EXERCISE REQUIREMENTS: In the entries below, find the line with "Clone this chart in matplotlib." and the line with "4.12, 4.1, 3.87, 3.55, 3.05]", then retype both and everything between them exactly. Do not copy the pictures.

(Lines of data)
* * * *

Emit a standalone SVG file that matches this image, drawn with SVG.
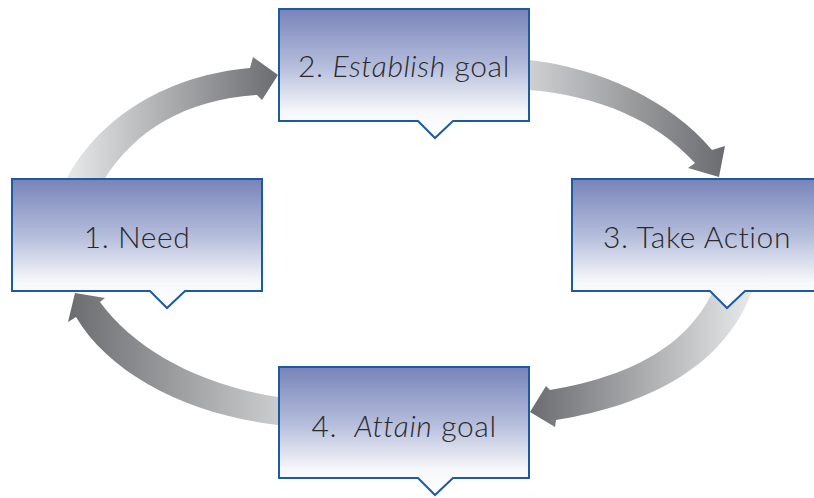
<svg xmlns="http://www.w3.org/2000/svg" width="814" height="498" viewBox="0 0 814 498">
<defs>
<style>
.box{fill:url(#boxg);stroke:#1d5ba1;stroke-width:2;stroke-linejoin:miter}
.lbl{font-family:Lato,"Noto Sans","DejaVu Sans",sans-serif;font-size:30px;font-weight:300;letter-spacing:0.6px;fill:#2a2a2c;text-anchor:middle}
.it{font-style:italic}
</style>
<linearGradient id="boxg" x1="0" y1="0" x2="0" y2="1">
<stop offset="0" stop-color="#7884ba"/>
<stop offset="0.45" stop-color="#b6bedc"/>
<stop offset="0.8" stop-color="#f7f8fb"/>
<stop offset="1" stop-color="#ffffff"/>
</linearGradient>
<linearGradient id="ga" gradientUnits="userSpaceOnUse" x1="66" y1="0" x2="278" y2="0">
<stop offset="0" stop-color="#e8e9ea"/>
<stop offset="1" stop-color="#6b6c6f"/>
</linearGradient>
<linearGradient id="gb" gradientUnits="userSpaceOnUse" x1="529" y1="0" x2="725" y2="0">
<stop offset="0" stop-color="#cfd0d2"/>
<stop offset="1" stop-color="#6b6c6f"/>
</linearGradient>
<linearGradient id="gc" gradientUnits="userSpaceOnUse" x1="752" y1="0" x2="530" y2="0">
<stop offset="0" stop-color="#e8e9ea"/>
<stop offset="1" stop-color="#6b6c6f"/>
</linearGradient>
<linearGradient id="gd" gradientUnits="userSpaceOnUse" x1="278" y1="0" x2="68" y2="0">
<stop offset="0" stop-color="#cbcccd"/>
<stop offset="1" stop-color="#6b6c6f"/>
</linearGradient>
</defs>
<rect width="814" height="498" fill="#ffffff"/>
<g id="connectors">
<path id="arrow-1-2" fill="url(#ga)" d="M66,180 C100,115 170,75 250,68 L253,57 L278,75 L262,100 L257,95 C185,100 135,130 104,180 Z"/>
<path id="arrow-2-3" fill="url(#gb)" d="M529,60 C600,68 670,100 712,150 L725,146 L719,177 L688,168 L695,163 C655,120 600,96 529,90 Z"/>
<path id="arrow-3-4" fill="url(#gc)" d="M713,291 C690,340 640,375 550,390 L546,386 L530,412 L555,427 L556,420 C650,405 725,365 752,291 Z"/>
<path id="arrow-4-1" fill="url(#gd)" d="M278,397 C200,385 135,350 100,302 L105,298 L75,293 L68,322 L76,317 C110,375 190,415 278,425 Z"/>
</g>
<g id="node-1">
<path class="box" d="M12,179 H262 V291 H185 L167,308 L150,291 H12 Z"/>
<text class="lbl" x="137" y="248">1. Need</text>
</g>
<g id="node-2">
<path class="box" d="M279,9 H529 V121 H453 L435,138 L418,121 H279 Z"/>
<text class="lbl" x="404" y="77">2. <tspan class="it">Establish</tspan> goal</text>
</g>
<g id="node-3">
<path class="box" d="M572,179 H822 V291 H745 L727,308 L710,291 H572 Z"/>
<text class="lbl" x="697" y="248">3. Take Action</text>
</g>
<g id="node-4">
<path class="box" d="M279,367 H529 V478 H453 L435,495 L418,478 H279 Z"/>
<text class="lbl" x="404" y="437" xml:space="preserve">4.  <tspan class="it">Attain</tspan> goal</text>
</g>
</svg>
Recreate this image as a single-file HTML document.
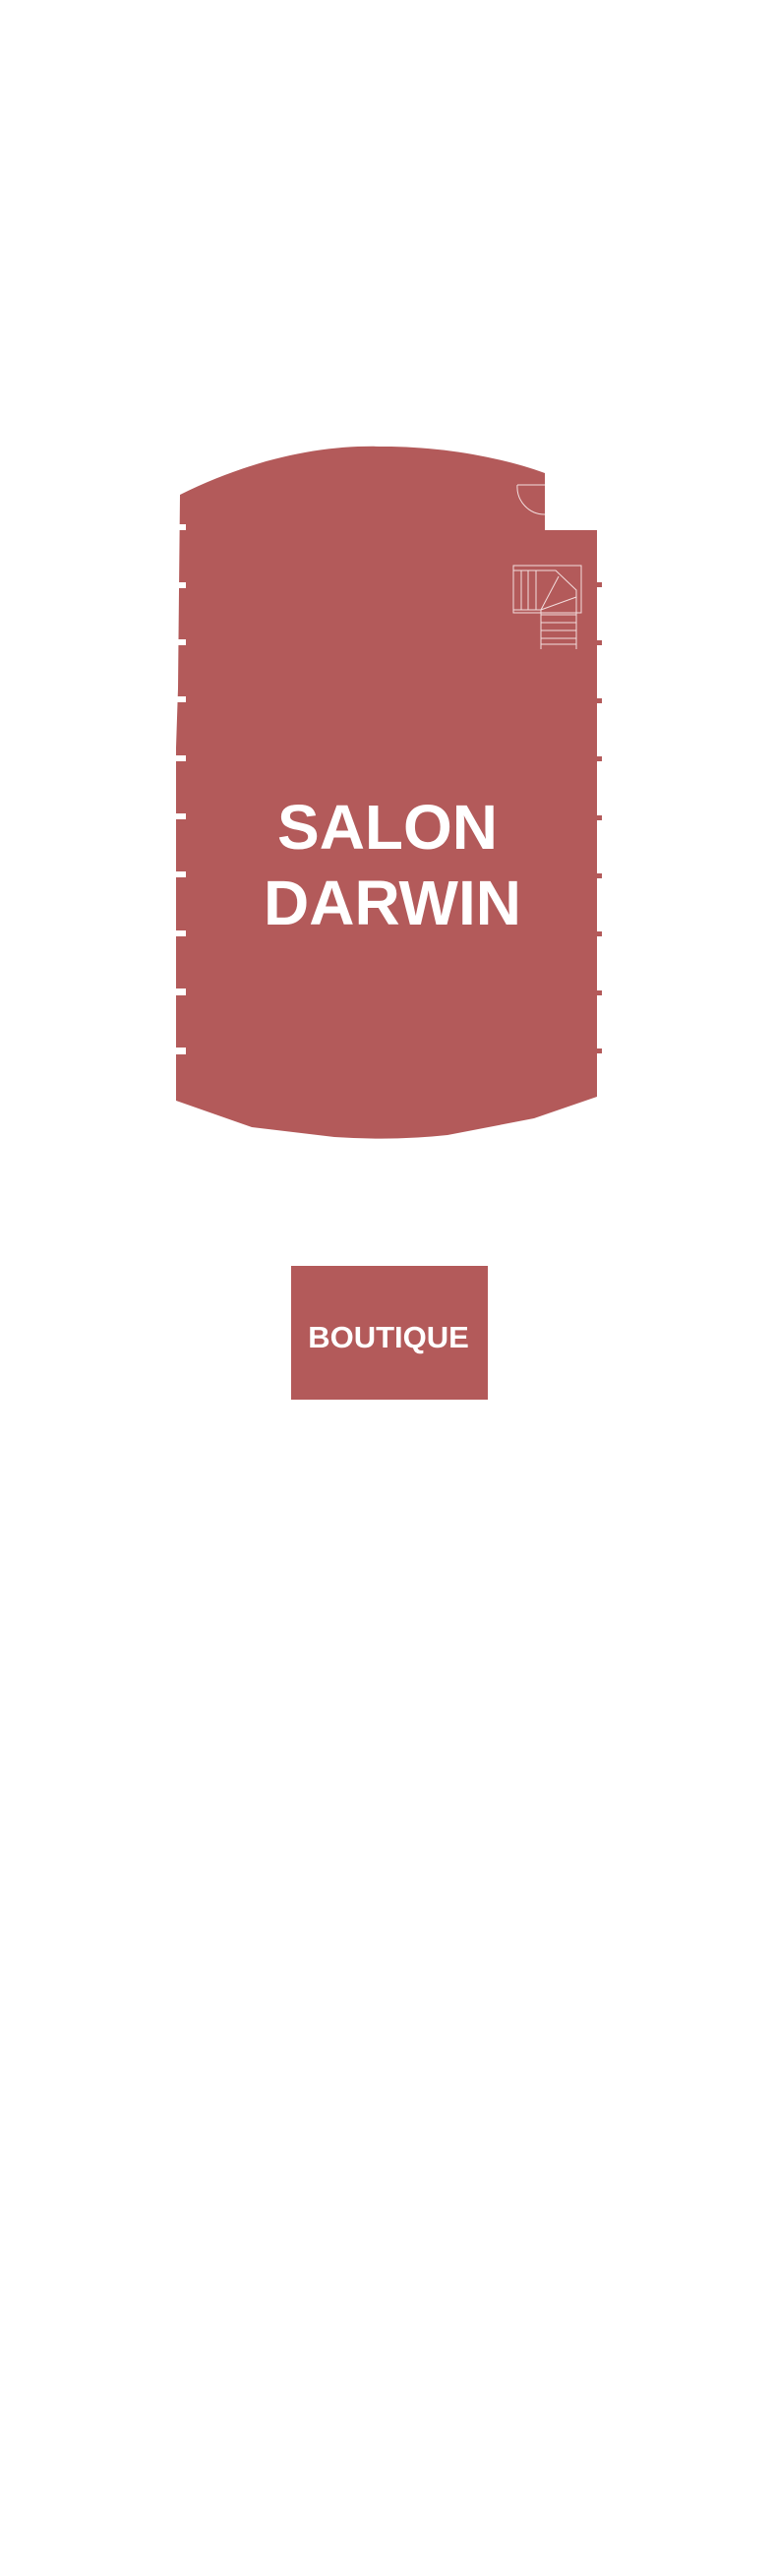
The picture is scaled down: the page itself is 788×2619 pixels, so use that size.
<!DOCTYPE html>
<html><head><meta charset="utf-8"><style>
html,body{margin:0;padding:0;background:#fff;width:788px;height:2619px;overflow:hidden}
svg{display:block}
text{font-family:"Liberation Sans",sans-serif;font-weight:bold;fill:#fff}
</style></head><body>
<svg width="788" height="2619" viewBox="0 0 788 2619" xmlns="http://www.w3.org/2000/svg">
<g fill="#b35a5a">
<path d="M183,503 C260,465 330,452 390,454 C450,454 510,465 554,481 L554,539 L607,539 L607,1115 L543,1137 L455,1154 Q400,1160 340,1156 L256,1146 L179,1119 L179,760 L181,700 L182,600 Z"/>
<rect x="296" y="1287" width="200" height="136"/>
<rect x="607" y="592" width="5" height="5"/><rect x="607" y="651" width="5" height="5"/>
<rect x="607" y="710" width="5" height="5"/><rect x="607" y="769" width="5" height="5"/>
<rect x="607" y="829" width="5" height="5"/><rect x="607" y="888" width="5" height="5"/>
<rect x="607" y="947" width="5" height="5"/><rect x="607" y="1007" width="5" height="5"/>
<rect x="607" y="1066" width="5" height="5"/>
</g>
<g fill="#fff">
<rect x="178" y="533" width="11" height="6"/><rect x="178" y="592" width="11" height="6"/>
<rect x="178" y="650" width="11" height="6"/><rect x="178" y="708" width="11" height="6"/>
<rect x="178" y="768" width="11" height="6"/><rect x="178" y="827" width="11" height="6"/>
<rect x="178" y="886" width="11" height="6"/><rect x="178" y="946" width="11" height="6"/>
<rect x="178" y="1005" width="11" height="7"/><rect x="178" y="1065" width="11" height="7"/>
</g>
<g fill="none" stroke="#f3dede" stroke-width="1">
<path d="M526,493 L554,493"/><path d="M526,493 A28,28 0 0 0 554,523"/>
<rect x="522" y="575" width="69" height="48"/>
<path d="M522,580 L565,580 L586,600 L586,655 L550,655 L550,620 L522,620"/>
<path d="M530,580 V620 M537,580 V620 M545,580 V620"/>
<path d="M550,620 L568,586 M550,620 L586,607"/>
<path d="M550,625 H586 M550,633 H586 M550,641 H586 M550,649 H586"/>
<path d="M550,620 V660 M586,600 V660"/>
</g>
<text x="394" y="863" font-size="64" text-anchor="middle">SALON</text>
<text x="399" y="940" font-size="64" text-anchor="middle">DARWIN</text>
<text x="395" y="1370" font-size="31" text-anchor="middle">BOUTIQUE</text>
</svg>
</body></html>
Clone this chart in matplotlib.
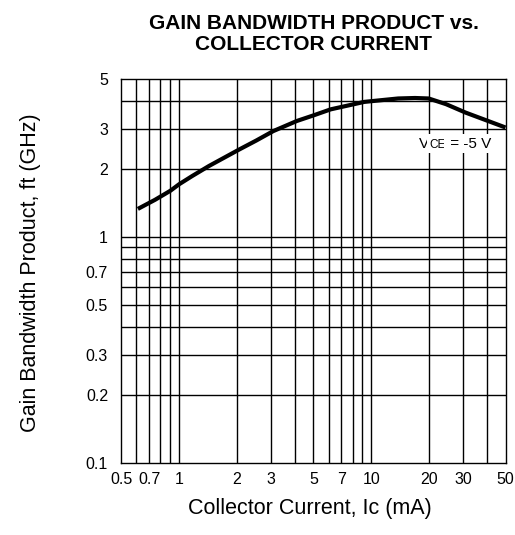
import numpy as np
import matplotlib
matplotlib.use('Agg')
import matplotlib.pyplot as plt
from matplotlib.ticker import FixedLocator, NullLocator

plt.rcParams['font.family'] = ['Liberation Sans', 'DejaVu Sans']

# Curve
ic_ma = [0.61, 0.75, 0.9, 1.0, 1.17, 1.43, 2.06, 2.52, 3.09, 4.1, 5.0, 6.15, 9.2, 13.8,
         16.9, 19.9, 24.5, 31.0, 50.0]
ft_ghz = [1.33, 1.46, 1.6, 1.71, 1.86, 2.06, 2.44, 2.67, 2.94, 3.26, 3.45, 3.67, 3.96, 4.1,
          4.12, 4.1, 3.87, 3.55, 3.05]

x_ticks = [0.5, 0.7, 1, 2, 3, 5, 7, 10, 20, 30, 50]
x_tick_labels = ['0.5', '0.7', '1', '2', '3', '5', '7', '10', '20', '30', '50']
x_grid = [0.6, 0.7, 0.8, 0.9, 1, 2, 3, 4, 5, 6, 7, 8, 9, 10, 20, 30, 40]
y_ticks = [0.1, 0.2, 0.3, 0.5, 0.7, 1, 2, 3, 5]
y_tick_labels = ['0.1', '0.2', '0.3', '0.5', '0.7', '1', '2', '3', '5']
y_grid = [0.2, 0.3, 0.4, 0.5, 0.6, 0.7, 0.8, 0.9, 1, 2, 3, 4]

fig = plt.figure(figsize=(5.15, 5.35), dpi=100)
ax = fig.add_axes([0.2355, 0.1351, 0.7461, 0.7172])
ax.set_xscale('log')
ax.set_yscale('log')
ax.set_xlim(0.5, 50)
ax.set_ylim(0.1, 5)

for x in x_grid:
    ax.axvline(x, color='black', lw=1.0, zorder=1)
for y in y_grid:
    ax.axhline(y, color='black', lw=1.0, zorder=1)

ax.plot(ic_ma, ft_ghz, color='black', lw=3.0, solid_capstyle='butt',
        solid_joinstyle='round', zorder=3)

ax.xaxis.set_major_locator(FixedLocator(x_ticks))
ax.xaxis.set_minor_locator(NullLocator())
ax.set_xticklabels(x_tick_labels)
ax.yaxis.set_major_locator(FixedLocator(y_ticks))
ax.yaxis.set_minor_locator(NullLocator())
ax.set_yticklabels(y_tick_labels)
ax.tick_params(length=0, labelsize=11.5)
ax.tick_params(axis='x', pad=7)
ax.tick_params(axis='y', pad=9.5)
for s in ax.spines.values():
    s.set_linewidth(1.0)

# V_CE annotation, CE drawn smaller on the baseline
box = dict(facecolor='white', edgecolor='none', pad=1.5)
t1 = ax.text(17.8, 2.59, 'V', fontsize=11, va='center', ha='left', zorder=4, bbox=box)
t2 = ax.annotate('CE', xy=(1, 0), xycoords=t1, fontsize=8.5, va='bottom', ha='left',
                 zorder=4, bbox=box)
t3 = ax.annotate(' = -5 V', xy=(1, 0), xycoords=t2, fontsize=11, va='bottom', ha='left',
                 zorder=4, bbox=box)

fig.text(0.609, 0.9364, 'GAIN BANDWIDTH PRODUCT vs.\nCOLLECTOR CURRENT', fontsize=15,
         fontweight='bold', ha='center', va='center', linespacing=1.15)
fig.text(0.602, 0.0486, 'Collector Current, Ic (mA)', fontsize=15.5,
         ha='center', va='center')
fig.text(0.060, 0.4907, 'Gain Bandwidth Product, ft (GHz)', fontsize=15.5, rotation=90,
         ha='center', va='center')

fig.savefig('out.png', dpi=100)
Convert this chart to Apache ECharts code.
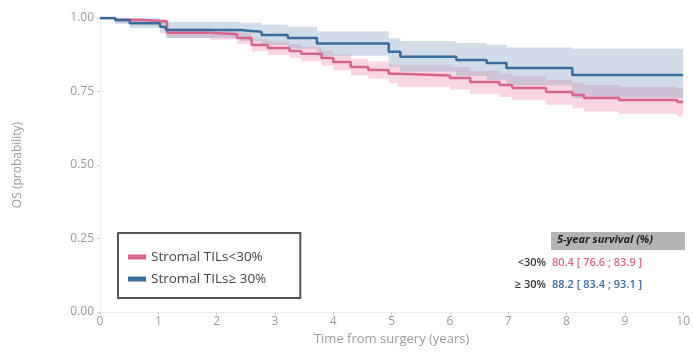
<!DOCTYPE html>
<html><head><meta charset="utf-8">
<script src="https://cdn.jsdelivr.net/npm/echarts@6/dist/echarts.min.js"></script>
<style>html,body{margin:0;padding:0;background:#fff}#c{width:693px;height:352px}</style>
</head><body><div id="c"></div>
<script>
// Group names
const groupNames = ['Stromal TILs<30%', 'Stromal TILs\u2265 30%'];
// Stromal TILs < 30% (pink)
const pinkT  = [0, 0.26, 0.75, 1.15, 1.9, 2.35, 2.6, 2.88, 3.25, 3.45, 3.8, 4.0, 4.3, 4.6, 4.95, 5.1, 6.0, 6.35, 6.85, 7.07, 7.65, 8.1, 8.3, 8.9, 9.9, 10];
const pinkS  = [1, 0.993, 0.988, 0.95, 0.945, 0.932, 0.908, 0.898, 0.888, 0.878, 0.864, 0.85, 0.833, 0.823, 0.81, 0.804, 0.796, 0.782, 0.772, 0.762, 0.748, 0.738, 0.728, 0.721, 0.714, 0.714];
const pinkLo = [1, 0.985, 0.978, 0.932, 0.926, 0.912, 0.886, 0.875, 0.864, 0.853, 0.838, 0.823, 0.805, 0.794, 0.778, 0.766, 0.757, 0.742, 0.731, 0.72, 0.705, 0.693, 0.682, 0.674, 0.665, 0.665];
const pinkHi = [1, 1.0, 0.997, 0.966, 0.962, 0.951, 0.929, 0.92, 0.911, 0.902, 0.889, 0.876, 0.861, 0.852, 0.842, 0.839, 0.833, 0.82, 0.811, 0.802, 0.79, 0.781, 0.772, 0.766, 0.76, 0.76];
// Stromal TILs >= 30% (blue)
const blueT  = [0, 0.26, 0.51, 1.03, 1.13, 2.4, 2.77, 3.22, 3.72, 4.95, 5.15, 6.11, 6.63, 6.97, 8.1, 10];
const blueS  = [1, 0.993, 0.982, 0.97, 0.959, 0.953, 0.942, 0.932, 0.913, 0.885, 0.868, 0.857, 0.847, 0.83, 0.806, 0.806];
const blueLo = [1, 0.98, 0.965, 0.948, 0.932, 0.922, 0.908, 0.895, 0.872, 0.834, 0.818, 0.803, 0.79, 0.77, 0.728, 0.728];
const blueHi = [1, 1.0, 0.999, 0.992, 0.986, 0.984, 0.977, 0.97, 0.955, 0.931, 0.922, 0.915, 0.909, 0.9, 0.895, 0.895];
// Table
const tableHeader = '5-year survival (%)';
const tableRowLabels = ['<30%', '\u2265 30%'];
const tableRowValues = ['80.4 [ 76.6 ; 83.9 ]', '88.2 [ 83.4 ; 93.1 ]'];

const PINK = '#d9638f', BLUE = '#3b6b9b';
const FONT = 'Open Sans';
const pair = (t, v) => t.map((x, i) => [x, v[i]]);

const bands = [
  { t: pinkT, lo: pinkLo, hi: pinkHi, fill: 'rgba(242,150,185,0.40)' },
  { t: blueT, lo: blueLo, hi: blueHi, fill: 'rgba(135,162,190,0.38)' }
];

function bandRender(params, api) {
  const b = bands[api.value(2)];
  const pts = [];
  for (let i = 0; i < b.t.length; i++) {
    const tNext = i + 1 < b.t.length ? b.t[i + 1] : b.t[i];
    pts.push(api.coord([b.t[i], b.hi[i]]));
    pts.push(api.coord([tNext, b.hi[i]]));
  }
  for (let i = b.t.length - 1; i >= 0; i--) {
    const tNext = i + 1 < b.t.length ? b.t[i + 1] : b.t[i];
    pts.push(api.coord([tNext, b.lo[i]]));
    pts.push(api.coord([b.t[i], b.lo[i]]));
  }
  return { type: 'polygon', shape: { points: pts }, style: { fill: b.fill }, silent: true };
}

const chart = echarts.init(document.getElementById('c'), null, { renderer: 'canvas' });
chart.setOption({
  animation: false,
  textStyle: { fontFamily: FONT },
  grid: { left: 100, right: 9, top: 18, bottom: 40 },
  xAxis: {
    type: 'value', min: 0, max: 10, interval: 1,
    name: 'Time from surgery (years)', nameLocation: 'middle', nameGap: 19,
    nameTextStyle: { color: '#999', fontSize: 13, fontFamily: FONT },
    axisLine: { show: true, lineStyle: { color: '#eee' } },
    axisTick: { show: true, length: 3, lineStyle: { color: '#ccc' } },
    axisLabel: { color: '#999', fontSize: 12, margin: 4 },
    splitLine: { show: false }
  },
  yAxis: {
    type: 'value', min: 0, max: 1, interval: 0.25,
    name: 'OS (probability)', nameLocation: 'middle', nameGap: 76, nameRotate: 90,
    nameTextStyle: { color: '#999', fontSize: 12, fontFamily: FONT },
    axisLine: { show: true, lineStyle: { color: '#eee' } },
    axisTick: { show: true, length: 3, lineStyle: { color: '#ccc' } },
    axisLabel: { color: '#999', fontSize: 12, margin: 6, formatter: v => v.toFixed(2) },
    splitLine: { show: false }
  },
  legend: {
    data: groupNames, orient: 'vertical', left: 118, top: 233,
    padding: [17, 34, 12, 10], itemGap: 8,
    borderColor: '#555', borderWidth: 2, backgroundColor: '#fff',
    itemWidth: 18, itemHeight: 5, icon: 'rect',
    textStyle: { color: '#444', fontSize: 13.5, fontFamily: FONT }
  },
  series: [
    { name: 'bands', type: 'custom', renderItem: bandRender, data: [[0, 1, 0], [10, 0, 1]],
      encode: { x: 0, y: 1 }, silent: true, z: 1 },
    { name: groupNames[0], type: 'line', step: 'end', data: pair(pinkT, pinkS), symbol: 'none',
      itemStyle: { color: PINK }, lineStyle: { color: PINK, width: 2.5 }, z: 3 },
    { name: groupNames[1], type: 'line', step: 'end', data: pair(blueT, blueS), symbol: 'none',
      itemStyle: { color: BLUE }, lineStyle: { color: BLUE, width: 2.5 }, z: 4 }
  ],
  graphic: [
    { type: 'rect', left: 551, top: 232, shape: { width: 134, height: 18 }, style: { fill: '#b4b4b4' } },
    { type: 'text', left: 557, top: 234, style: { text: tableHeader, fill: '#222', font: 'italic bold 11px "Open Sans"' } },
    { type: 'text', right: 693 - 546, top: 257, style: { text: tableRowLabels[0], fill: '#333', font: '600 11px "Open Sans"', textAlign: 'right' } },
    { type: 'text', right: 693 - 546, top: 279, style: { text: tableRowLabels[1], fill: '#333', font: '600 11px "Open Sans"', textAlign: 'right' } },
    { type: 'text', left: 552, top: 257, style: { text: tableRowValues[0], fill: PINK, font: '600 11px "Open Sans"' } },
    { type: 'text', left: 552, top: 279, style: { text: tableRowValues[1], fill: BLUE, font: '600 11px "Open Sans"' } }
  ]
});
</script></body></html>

* * * *

RESPONSE FOR THIS EXERCISE:
Clone this chart in matplotlib.
import numpy as np
import matplotlib
matplotlib.use('Agg')
import matplotlib.pyplot as plt
from matplotlib.ticker import FixedLocator, NullLocator

plt.rcParams['font.family'] = ['Liberation Sans', 'DejaVu Sans']

# Curve
ic_ma = [0.61, 0.75, 0.9, 1.0, 1.17, 1.43, 2.06, 2.52, 3.09, 4.1, 5.0, 6.15, 9.2, 13.8,
         16.9, 19.9, 24.5, 31.0, 50.0]
ft_ghz = [1.33, 1.46, 1.6, 1.71, 1.86, 2.06, 2.44, 2.67, 2.94, 3.26, 3.45, 3.67, 3.96, 4.1,
          4.12, 4.1, 3.87, 3.55, 3.05]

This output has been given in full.